“Buenas tardes. A los líderes, escépticos y cínicos que nos pidieron quedarnos sentados y silenciosos, esperar nuestro turno, bienvenidos a la revolución. Es una revolución poderosa porque es hecha por y para los jóvenes de este país”.
Con ese mensaje contundente, Cameron Kasky, uno de los sobrevivientes de la masacre de la escuela preparatoria Marjory Stoneman Douglas, de Parkland, Florida, proyectó lo que muchos jóvenes esperan se convierta el movimiento estudiantil por la seguridad escolar y el control de armas: un factor de cambio real y no sólo un altoparlante de reclamos.
Cubrí como periodista la “Marcha por nuestras vidas” en Washington, DC el pasado fin de semana. Imposible no contagiarse de la pasión de decenas de miles de jóvenes, algunos de ellos niños, que con sus gritos y pancartas mostraban su profunda inconformidad por la incapacidad de los adultos para contener la violencia de las armas de fuego.
La generación adicta a la gratificación instantánea exige cambios inmediatos, profundos, efectivos.
Aún está por verse si las movilizaciones de los jóvenes se convierten en un agente del cambio político real. Pero las zancadas que han dado en apenas unas semanas son reflejo de su potencial.
Y sus metas trascienden la política del enojo: Han enfocado sus baterías a registrar jóvenes votantes, alentarlos a la participación política plena, incluido votar.
Debo reconocer que, al igual que en otras movilizaciones donde el tema central no es la migración, me decepcionó la escasa presencia de rostros latinos. No es la primera vez. Es desafortunado porque la violencia de las armas trasciende colores, niveles económicos o estatus migratorios. Peor aún: está documentado que las comunidades de color padecen un desproporcional impacto de la violencia armada.
Se trató pues de una movilización abrumadoramente blanca en una ciudad, Washington, DC, donde la abrumadora mayoría de su población es afro-americana.

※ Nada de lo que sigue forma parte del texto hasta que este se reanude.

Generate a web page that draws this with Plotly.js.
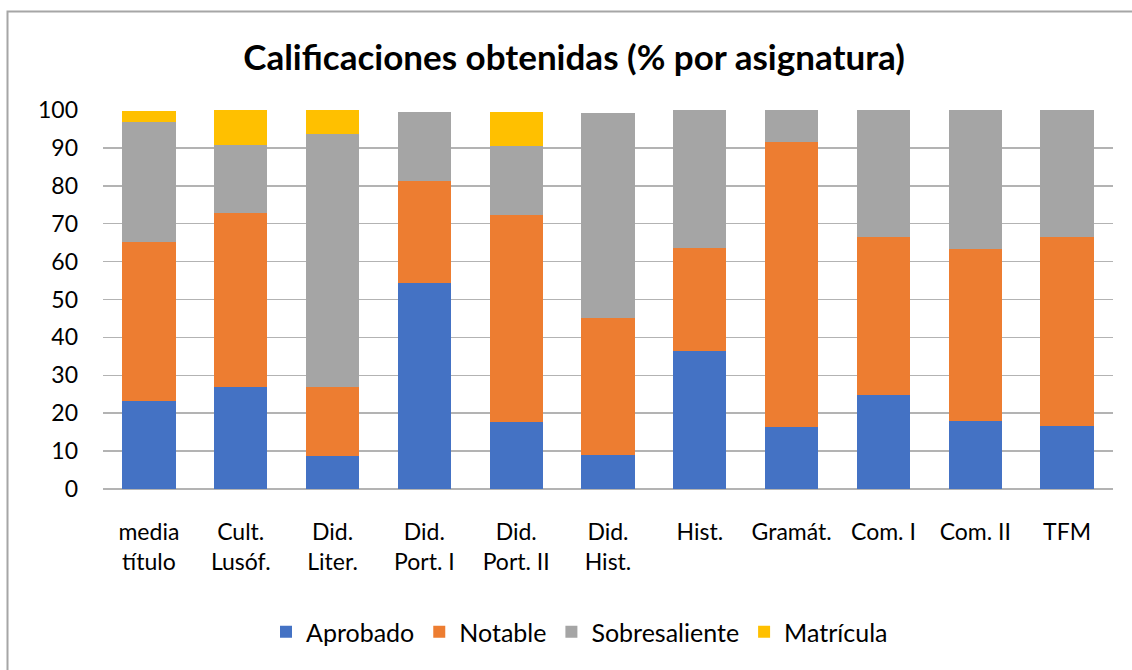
<!DOCTYPE html>
<html>
<head>
<meta charset="utf-8">
<script src="https://cdn.plot.ly/plotly-3.0.1.min.js"></script>
<style>
  html, body { margin: 0; padding: 0; background: #ffffff; }
  #chart { width: 1132px; height: 670px; }
</style>
</head>
<body>
<div id="chart"></div>
<script>
const categories = [
  "media<br>título", "Cult.<br>Lusóf.", "Did.<br>Liter.", "Did.<br>Port. I", "Did.<br>Port. II",
  "Did.<br>Hist.", "Hist.", "Gramát.", "Com. I", "Com. II", "TFM"
];
const aprobado      = [23.2, 26.8,  8.7, 54.4, 17.7,  9.0, 36.3, 16.4, 24.8, 18.0, 16.6];
const notable       = [42.0, 46.1, 18.2, 26.9, 54.7, 36.2, 27.4, 75.2, 41.7, 45.4, 49.9];
const sobresaliente = [31.7, 17.9, 66.9, 18.3, 18.2, 54.1, 36.3,  8.4, 33.5, 36.6, 33.5];
const matricula     = [ 2.9,  9.2,  6.2,  0.0,  9.0,  0.0,  0.0,  0.0,  0.0,  0.0,  0.0];
const seriesNames   = ["Aprobado", "Notable", "Sobresaliente", "Matrícula"];
const seriesColors  = ["#4472C4", "#ED7D31", "#A5A5A5", "#FFC000"];
const yTicks        = [0, 10, 20, 30, 40, 50, 60, 70, 80, 90, 100];

const seriesValues = [aprobado, notable, sobresaliente, matricula];
const traces = seriesValues.map((vals, i) => ({
  type: "bar",
  name: seriesNames[i],
  x: categories,
  y: vals,
  marker: { color: seriesColors[i], line: { width: 0 } },
  hoverinfo: "skip"
}));

const FONT = "Lato, 'Open Sans', 'DejaVu Sans', sans-serif";
const M = { l: 103, r: 19, t: 110, b: 181 };
const plotW = 1132 - M.l - M.r, plotH = 670 - M.t - M.b;

const layout = {
  width: 1132, height: 670,
  margin: M,
  paper_bgcolor: "#ffffff", plot_bgcolor: "#ffffff",
  barmode: "stack",
  bargap: 0.42,
  font: { family: FONT, size: 23, color: "#000000" },
  title: {
    text: "<b>Calificaciones obtenidas (% por asignatura)</b>",
    font: { family: FONT, size: 35, color: "#000000" },
    xref: "paper", yref: "container",
    x: (574 - M.l) / plotW, xanchor: "center",
    y: 1 - 58 / 670, yanchor: "middle"
  },
  xaxis: {
    type: "category",
    tickfont: { family: FONT, size: 23, color: "#000000" },
    showgrid: false, zeroline: false, showline: false,
    ticks: "", ticklabelstandoff: 27
  },
  yaxis: {
    range: [0, 100],
    tickvals: yTicks,
    tickfont: { family: FONT, size: 23, color: "#000000" },
    showgrid: true, gridcolor: "#b3b3b3", gridwidth: 1.5,
    zeroline: true, zerolinecolor: "#b3b3b3", zerolinewidth: 1.5,
    showline: false, ticks: "", ticklabelstandoff: 24,
    fixedrange: true
  },
  legend: {
    orientation: "h",
    xref: "container", yref: "container",
    x: 579.5 / 1132, xanchor: "center",
    y: 1 - 632 / 670, yanchor: "middle",
    font: { family: FONT, size: 25, color: "#000000" },
    traceorder: "normal",
    itemclick: false, itemdoubleclick: false
  },
  shapes: [{
    type: "rect", xref: "paper", yref: "paper",
    x0: (7.5 - M.l) / plotW, x1: (1150 - M.l) / plotW,
    y0: (670 - M.b - 690) / plotH, y1: (670 - M.b - 11.5) / plotH,
    line: { color: "#a6a6a6", width: 2 }, fillcolor: "rgba(0,0,0,0)",
    layer: "above"
  }],
  showlegend: true
};

Plotly.newPlot("chart", traces, layout, { displayModeBar: false, staticPlot: true });
</script>
</body>
</html>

Al igual que los “dreamers” en su momento, los sobrevivientes de Parkland han atrapado la atención y la imaginación de un país que parecía haber olvidado que casi todos los cambios profundos inician desde abajo, desde las comunidades que empujan a los políticos a actuar o pagar las consecuencias en las urnas. Ahora es turno de los adultos de seguir el ejemplo de nuestros hijos.